■ INFORMATION PROVIDED ■
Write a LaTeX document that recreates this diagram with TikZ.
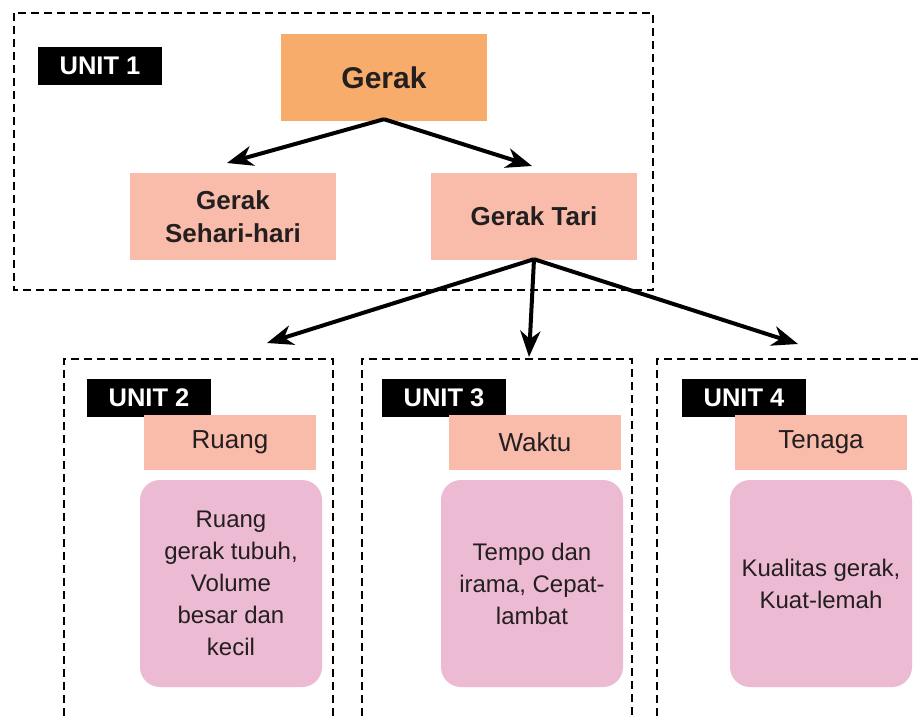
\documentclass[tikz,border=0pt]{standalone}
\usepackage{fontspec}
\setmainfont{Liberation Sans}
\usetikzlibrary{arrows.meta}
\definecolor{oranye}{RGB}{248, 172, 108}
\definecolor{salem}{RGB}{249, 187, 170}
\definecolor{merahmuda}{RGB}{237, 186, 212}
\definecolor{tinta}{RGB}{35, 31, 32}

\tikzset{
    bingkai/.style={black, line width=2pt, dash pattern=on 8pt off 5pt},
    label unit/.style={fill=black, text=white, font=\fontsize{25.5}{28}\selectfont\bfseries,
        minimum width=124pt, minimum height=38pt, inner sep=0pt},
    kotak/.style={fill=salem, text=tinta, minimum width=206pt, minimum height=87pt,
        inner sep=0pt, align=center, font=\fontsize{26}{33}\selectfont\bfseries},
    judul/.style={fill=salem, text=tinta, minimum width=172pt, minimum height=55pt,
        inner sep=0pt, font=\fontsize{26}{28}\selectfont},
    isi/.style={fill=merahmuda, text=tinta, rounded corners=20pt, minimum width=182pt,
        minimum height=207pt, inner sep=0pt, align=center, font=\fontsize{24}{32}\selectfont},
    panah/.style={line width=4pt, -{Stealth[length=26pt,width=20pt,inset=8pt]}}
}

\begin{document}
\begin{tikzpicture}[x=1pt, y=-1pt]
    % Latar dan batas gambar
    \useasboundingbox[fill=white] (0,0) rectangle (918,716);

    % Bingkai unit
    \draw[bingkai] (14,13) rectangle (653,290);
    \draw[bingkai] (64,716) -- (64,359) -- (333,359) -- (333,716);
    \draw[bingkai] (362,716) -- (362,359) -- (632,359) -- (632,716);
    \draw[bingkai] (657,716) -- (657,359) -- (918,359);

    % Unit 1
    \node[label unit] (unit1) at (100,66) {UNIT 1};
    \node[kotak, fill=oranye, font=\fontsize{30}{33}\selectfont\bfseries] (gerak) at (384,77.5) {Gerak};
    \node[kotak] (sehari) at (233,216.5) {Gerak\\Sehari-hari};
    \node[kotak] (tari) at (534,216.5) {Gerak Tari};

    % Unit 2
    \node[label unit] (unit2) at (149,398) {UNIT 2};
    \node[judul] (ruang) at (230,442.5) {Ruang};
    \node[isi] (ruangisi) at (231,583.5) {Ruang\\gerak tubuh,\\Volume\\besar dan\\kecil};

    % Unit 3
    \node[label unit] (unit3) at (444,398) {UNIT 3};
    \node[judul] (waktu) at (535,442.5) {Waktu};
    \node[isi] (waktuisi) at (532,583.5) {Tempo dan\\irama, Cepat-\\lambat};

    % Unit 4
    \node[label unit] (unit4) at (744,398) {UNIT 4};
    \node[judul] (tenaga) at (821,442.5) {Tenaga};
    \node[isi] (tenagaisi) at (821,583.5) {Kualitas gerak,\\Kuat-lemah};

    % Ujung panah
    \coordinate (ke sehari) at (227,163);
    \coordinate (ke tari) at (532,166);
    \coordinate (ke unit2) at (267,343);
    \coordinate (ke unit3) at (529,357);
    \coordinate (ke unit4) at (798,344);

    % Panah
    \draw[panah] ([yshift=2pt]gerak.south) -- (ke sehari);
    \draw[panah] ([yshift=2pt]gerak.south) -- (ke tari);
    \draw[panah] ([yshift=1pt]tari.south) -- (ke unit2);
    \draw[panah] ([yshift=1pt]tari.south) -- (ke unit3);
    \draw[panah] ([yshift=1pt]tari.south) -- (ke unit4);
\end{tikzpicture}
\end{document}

■ DIRECTIVE ■
Do not include the images; transcribe the rest of the listing exactly.

■ WORKED ANSWER ■
Write a LaTeX document that recreates this diagram with TikZ.
\documentclass[tikz,border=0pt]{standalone}
\usepackage{fontspec}
\setmainfont{Liberation Sans}
\usetikzlibrary{arrows.meta}
\definecolor{oranye}{RGB}{248, 172, 108}
\definecolor{salem}{RGB}{249, 187, 170}
\definecolor{merahmuda}{RGB}{237, 186, 212}
\definecolor{tinta}{RGB}{35, 31, 32}

\tikzset{
    bingkai/.style={black, line width=2pt, dash pattern=on 8pt off 5pt},
    label unit/.style={fill=black, text=white, font=\fontsize{25.5}{28}\selectfont\bfseries,
        minimum width=124pt, minimum height=38pt, inner sep=0pt},
    kotak/.style={fill=salem, text=tinta, minimum width=206pt, minimum height=87pt,
        inner sep=0pt, align=center, font=\fontsize{26}{33}\selectfont\bfseries},
    judul/.style={fill=salem, text=tinta, minimum width=172pt, minimum height=55pt,
        inner sep=0pt, font=\fontsize{26}{28}\selectfont},
    isi/.style={fill=merahmuda, text=tinta, rounded corners=20pt, minimum width=182pt,
        minimum height=207pt, inner sep=0pt, align=center, font=\fontsize{24}{32}\selectfont},
    panah/.style={line width=4pt, -{Stealth[length=26pt,width=20pt,inset=8pt]}}
}

\begin{document}
\begin{tikzpicture}[x=1pt, y=-1pt]
    % Latar dan batas gambar
    \useasboundingbox[fill=white] (0,0) rectangle (918,716);

    % Bingkai unit
    \draw[bingkai] (14,13) rectangle (653,290);
    \draw[bingkai] (64,716) -- (64,359) -- (333,359) -- (333,716);
    \draw[bingkai] (362,716) -- (362,359) -- (632,359) -- (632,716);
    \draw[bingkai] (657,716) -- (657,359) -- (918,359);

    % Unit 1
    \node[label unit] (unit1) at (100,66) {UNIT 1};
    \node[kotak, fill=oranye, font=\fontsize{30}{33}\selectfont\bfseries] (gerak) at (384,77.5) {Gerak};
    \node[kotak] (sehari) at (233,216.5) {Gerak\\Sehari-hari};
    \node[kotak] (tari) at (534,216.5) {Gerak Tari};

    % Unit 2
    \node[label unit] (unit2) at (149,398) {UNIT 2};
    \node[judul] (ruang) at (230,442.5) {Ruang};
    \node[isi] (ruangisi) at (231,583.5) {Ruang\\gerak tubuh,\\Volume\\besar dan\\kecil};

    % Unit 3
    \node[label unit] (unit3) at (444,398) {UNIT 3};
    \node[judul] (waktu) at (535,442.5) {Waktu};
    \node[isi] (waktuisi) at (532,583.5) {Tempo dan\\irama, Cepat-\\lambat};

    % Unit 4
    \node[label unit] (unit4) at (744,398) {UNIT 4};
    \node[judul] (tenaga) at (821,442.5) {Tenaga};
    \node[isi] (tenagaisi) at (821,583.5) {Kualitas gerak,\\Kuat-lemah};

    % Ujung panah
    \coordinate (ke sehari) at (227,163);
    \coordinate (ke tari) at (532,166);
    \coordinate (ke unit2) at (267,343);
    \coordinate (ke unit3) at (529,357);
    \coordinate (ke unit4) at (798,344);

    % Panah
    \draw[panah] ([yshift=2pt]gerak.south) -- (ke sehari);
    \draw[panah] ([yshift=2pt]gerak.south) -- (ke tari);
    \draw[panah] ([yshift=1pt]tari.south) -- (ke unit2);
    \draw[panah] ([yshift=1pt]tari.south) -- (ke unit3);
    \draw[panah] ([yshift=1pt]tari.south) -- (ke unit4);
\end{tikzpicture}
\end{document}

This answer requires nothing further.